Melin Yalçın, İzmir üzerinde planlanan rant politikalarının en önemli aracının imar planları olduğunu söyledi. İmar planlarında şehircilik ilkeleri ve planlama esaslarından uzaklaşmamak gerektiğini belirten Yalçın, İzmir Büyükşehir Belediye Başkanı Aziz Kocoğlu'na da adını söylemeden "İzmir İstanbul'a benmesin" sözüne dikkat çekerek göndermede bulundu. Yalçın, "Merkezi yönetimin ranta dayalı planlama anlayışının karşında duracak en büyük gücün yerel yönetimler olması gerekir. Söylendiği gibi 'İzmir'in İstanbul olması' istenmiyorsa buradan başta İzmir Büyükşehir Belediyesi olmak üzere tüm İzmir halkına sesleniyoruz. Sözünü ettiğimiz talan projelerine bugün karşı çıkmazsak yarın çok geç olacak. Güzel İzmir'imizin tarihi, kültürel, doğal bütün değerleri gözümüzün önünde bir bir yok olup gidecektir. Merkezi yönetimin İzmir'e dayattığı bu rant ve talan politikalarına karşı hukuki, siyasi tüm yolları kullanarak karşı çıkmamız gerekmektedir" diye konuştu.

KOCAER: "AYRICALIKLI İMAR HAKKI TANINMAYA ÇALIŞILDIĞI GÖRÜLMEKTE"

Şehir Plancıları Odası İzmir Şubesi Başkanı Özlem Şenyol Kocaer de Çevre Düzeni Planı'nın, Çevre ve Şehircilik Bakanlığı tarafından son 1.5 yıl içerisinde 3 defa değiştirilerek onaylandığını, dava açtıklarını söyledi.

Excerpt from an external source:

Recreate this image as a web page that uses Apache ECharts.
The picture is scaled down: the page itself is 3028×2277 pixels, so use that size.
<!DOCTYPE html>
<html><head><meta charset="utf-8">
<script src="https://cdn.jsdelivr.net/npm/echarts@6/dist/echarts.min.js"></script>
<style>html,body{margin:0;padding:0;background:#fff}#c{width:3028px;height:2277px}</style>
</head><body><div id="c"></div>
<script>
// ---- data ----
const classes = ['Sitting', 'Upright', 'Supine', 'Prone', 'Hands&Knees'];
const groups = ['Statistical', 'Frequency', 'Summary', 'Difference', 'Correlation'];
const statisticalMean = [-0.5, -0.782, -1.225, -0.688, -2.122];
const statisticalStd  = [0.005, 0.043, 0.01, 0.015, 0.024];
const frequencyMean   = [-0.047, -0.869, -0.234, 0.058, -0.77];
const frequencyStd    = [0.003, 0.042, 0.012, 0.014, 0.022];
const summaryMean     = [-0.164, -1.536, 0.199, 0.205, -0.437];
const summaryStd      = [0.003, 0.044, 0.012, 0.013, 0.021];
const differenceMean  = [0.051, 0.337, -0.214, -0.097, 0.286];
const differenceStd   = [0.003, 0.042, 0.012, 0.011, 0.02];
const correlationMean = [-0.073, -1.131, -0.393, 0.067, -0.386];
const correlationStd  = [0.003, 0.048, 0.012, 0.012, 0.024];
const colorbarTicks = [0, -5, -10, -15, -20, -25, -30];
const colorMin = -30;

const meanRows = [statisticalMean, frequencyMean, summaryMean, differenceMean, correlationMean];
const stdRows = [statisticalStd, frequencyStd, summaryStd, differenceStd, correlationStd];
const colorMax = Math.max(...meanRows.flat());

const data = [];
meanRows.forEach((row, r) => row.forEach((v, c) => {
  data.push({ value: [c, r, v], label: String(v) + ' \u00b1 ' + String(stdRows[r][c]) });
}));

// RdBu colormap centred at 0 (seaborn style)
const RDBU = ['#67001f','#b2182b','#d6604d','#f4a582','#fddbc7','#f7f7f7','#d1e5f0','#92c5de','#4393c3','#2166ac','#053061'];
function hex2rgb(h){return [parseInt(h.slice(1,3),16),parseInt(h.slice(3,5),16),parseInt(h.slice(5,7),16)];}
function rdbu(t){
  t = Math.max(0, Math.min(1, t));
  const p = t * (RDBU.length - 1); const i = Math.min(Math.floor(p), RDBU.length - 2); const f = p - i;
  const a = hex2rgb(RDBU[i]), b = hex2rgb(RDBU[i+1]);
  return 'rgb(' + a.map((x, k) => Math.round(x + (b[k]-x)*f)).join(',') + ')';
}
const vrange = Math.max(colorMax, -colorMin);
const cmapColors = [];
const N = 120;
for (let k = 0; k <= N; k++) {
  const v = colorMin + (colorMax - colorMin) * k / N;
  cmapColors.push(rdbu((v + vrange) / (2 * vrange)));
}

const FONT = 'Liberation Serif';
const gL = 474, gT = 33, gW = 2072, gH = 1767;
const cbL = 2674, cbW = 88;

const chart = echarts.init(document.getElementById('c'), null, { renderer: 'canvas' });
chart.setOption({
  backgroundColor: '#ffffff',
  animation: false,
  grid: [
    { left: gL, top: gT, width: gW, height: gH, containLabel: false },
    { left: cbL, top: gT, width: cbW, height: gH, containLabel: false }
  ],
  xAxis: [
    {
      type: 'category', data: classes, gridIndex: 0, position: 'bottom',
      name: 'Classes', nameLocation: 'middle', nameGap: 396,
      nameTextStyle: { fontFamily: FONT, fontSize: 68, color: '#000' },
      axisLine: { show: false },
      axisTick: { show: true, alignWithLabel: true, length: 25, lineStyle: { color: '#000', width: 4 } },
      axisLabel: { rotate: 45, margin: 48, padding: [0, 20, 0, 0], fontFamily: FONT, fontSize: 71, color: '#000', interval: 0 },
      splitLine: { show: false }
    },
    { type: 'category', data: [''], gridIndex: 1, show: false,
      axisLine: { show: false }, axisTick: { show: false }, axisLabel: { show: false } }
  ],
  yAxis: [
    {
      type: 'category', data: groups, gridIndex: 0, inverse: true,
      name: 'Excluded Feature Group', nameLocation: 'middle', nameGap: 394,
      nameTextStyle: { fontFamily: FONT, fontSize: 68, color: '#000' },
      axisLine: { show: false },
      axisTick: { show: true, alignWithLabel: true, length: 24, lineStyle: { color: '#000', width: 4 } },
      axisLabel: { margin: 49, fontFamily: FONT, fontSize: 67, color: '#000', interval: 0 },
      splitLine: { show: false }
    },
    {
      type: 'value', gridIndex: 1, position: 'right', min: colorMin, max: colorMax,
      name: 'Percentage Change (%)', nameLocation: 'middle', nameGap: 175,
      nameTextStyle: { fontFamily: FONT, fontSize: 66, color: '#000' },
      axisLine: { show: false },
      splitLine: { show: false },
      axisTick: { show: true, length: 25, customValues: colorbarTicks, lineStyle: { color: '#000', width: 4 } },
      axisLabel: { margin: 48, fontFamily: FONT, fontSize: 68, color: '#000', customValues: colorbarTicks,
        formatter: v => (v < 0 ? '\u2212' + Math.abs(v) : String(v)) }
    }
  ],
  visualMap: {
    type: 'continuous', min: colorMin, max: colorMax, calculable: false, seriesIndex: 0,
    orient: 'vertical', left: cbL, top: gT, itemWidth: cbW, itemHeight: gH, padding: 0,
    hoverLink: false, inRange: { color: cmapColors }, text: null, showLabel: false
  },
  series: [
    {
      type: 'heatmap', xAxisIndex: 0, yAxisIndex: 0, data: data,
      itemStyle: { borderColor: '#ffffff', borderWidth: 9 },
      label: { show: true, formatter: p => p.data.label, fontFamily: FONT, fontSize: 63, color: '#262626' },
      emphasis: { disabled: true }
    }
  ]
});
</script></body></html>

Makilik, fundalık ve doğal yapısı korunacak alan tanımlarının planda tanımlanmadığını belirten Kocaer, "Bu alanların bir bölümün tarım alanı olarak belirlenmesinin telafisi mümkün olmayan sonuçlara yol açacağı muhtemeldir. Maki - fundalık alanlarında bilimsel olarak korunması gerektiği tüm ekolojik ve bilimsel makalelerde yer alırken bu alanların tarım alanı olarak belirlenmesi, planın koruma hedefleri ile de çelişmektedir. Noktasal müdahalelerle, bazı kişi ve kurumlara rant aktarmaya yönelik spekülatif, noktasal müdahalelerin, değişikliklerin yapıldığı, bu değişikliklerin içinde dava ile iptal edilen bazı plan kararlarının olduğu tespit edilmiş, dolayısıyla açıkça ayrıcalıklı imar hakkı tanınmaya çalışıldığı görülmektedir" dedi.

KENT İÇİ ULAŞIMA KATKI SAĞLAYACAK YATIRIM DEĞİL

Kocaer, İzmir'de Çeşme, Urla, Güzelbahçe ve Seferihisar ilçeleri doğal sit alanlarının koruma statülerinin yeniden değerlendirilmesiyle ilgili yaptıkları incelemede; belirlenen sit alanlarının sınır ve kategorilerinde endemik, dar yayılışlı, tehlike altındaki kuş ve bitki türleri, kıyılarda nesli kritik derecede tehlike altında olan Akdeniz foku, önemli fauna ve flora ve yaşam alanları açısından ciddi tehlikelerin oluşabileceğinin ortaya çıktığını söyledi. İzmir Körfezi Tüp Geçit Projesi'nin kent içi ulaşıma katkı sağlayacak bir yatırım olmadığını, kuzeydeki İstanbul otoyolunu güneydeki yapılaşma riski altındaki alanlara ulaştıracak bir proje olacağını iddia eden Kocaer, "Körfez geçişi ulaşım master planında yer almamaktıdır. Bütünsellik taşımayan bir projedir. Kuzey aksı Kuş Cenneti'nin yeraldığı ekolojik alandan geçmektedir. Yapay ada yapılacak, Körfez'in kuzey kıyılarında sulak alan bölgesinde  30'a yakın ayak inşa edilecek. Bu proje İzmir Körfezi'nin rehabilitasyon projesini tamamen boşa çıkaracaktır. Temizlenme oranı azalacaktır. İki proje birbiriyle çelişiyor. Depremsellik açısından riskli olduğu bilim adamları tarafından açıklandı. Yatırım, fizibilitede hesaplanandan katbekat fazla çıkacaktır. Fizilibilitedeki araç geçiş sayıları gerçekçi değildir. İzmir'de kuzey güney geçişi talebi yoktur. Kuzey'den doğu, doğudan kıyıya talep verdır. Yapay ada ufuk çizgisini yok edecektir" diye konuştu.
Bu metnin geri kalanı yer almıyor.